The request
Leave out the pictures and transcribe everything else exactly.

Information provided
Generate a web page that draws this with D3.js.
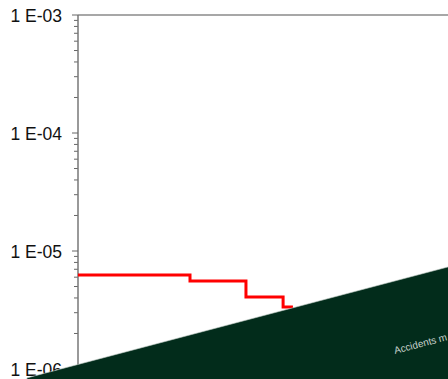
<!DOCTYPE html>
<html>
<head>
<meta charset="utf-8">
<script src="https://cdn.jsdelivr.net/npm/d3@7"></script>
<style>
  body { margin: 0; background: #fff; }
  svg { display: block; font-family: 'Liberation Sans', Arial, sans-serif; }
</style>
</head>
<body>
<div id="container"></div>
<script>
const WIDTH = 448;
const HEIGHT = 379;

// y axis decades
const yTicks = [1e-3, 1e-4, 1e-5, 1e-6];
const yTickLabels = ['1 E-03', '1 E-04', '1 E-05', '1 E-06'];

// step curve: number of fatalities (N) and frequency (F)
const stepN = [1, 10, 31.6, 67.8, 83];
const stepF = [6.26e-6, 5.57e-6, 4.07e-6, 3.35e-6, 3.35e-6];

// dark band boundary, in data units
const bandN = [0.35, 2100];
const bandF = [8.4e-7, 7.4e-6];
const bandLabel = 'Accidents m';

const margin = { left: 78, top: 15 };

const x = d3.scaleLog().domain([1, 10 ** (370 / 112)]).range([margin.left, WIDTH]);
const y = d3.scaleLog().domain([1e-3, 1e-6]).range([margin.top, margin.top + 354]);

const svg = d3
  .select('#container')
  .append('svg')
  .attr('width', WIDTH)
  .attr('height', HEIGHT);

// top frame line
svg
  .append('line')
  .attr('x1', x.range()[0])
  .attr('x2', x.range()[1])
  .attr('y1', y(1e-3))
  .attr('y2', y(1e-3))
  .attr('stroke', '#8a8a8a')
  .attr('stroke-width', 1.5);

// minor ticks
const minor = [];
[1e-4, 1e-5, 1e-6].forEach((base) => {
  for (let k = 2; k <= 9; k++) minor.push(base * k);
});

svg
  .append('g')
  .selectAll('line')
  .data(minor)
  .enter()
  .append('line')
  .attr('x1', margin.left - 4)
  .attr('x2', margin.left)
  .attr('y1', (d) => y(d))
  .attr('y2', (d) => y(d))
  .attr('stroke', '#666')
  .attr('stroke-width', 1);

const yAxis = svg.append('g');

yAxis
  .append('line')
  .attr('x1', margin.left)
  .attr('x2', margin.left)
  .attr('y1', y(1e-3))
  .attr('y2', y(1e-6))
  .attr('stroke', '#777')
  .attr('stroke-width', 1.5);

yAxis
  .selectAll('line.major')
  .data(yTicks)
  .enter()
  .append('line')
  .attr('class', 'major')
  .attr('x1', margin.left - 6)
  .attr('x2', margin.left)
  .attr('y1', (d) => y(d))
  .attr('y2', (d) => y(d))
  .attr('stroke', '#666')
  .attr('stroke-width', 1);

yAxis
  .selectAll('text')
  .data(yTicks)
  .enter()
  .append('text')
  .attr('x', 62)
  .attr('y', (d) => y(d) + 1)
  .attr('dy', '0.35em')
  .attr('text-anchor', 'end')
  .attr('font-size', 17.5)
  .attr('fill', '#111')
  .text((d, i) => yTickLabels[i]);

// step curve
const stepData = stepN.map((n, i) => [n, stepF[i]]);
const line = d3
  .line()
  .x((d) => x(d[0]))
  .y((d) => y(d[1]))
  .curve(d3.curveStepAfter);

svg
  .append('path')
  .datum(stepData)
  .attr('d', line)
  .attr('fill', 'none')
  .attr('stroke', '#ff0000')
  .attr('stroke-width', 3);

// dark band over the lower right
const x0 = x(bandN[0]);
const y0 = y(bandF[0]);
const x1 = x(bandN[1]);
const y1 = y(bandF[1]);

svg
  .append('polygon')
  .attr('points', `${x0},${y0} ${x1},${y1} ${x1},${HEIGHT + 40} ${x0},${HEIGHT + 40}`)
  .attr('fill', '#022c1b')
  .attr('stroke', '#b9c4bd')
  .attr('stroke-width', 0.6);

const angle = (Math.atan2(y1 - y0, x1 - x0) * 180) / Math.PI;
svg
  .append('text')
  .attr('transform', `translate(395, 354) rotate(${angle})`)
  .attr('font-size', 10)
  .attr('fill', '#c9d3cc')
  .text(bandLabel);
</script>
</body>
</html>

Worked answer
Generate a web page that draws this with D3.js.
<!DOCTYPE html>
<html>
<head>
<meta charset="utf-8">
<script src="https://cdn.jsdelivr.net/npm/d3@7"></script>
<style>
  body { margin: 0; background: #fff; }
  svg { display: block; font-family: 'Liberation Sans', Arial, sans-serif; }
</style>
</head>
<body>
<div id="container"></div>
<script>
const WIDTH = 448;
const HEIGHT = 379;

// y axis decades
const yTicks = [1e-3, 1e-4, 1e-5, 1e-6];
const yTickLabels = ['1 E-03', '1 E-04', '1 E-05', '1 E-06'];

// step curve: number of fatalities (N) and frequency (F)
const stepN = [1, 10, 31.6, 67.8, 83];
const stepF = [6.26e-6, 5.57e-6, 4.07e-6, 3.35e-6, 3.35e-6];

// dark band boundary, in data units
const bandN = [0.35, 2100];
const bandF = [8.4e-7, 7.4e-6];
const bandLabel = 'Accidents m';

const margin = { left: 78, top: 15 };

const x = d3.scaleLog().domain([1, 10 ** (370 / 112)]).range([margin.left, WIDTH]);
const y = d3.scaleLog().domain([1e-3, 1e-6]).range([margin.top, margin.top + 354]);

const svg = d3
  .select('#container')
  .append('svg')
  .attr('width', WIDTH)
  .attr('height', HEIGHT);

// top frame line
svg
  .append('line')
  .attr('x1', x.range()[0])
  .attr('x2', x.range()[1])
  .attr('y1', y(1e-3))
  .attr('y2', y(1e-3))
  .attr('stroke', '#8a8a8a')
  .attr('stroke-width', 1.5);

// minor ticks
const minor = [];
[1e-4, 1e-5, 1e-6].forEach((base) => {
  for (let k = 2; k <= 9; k++) minor.push(base * k);
});

svg
  .append('g')
  .selectAll('line')
  .data(minor)
  .enter()
  .append('line')
  .attr('x1', margin.left - 4)
  .attr('x2', margin.left)
  .attr('y1', (d) => y(d))
  .attr('y2', (d) => y(d))
  .attr('stroke', '#666')
  .attr('stroke-width', 1);

const yAxis = svg.append('g');

yAxis
  .append('line')
  .attr('x1', margin.left)
  .attr('x2', margin.left)
  .attr('y1', y(1e-3))
  .attr('y2', y(1e-6))
  .attr('stroke', '#777')
  .attr('stroke-width', 1.5);

yAxis
  .selectAll('line.major')
  .data(yTicks)
  .enter()
  .append('line')
  .attr('class', 'major')
  .attr('x1', margin.left - 6)
  .attr('x2', margin.left)
  .attr('y1', (d) => y(d))
  .attr('y2', (d) => y(d))
  .attr('stroke', '#666')
  .attr('stroke-width', 1);

yAxis
  .selectAll('text')
  .data(yTicks)
  .enter()
  .append('text')
  .attr('x', 62)
  .attr('y', (d) => y(d) + 1)
  .attr('dy', '0.35em')
  .attr('text-anchor', 'end')
  .attr('font-size', 17.5)
  .attr('fill', '#111')
  .text((d, i) => yTickLabels[i]);

// step curve
const stepData = stepN.map((n, i) => [n, stepF[i]]);
const line = d3
  .line()
  .x((d) => x(d[0]))
  .y((d) => y(d[1]))
  .curve(d3.curveStepAfter);

svg
  .append('path')
  .datum(stepData)
  .attr('d', line)
  .attr('fill', 'none')
  .attr('stroke', '#ff0000')
  .attr('stroke-width', 3);

// dark band over the lower right
const x0 = x(bandN[0]);
const y0 = y(bandF[0]);
const x1 = x(bandN[1]);
const y1 = y(bandF[1]);

svg
  .append('polygon')
  .attr('points', `${x0},${y0} ${x1},${y1} ${x1},${HEIGHT + 40} ${x0},${HEIGHT + 40}`)
  .attr('fill', '#022c1b')
  .attr('stroke', '#b9c4bd')
  .attr('stroke-width', 0.6);

const angle = (Math.atan2(y1 - y0, x1 - x0) * 180) / Math.PI;
svg
  .append('text')
  .attr('transform', `translate(395, 354) rotate(${angle})`)
  .attr('font-size', 10)
  .attr('fill', '#c9d3cc')
  .text(bandLabel);
</script>
</body>
</html>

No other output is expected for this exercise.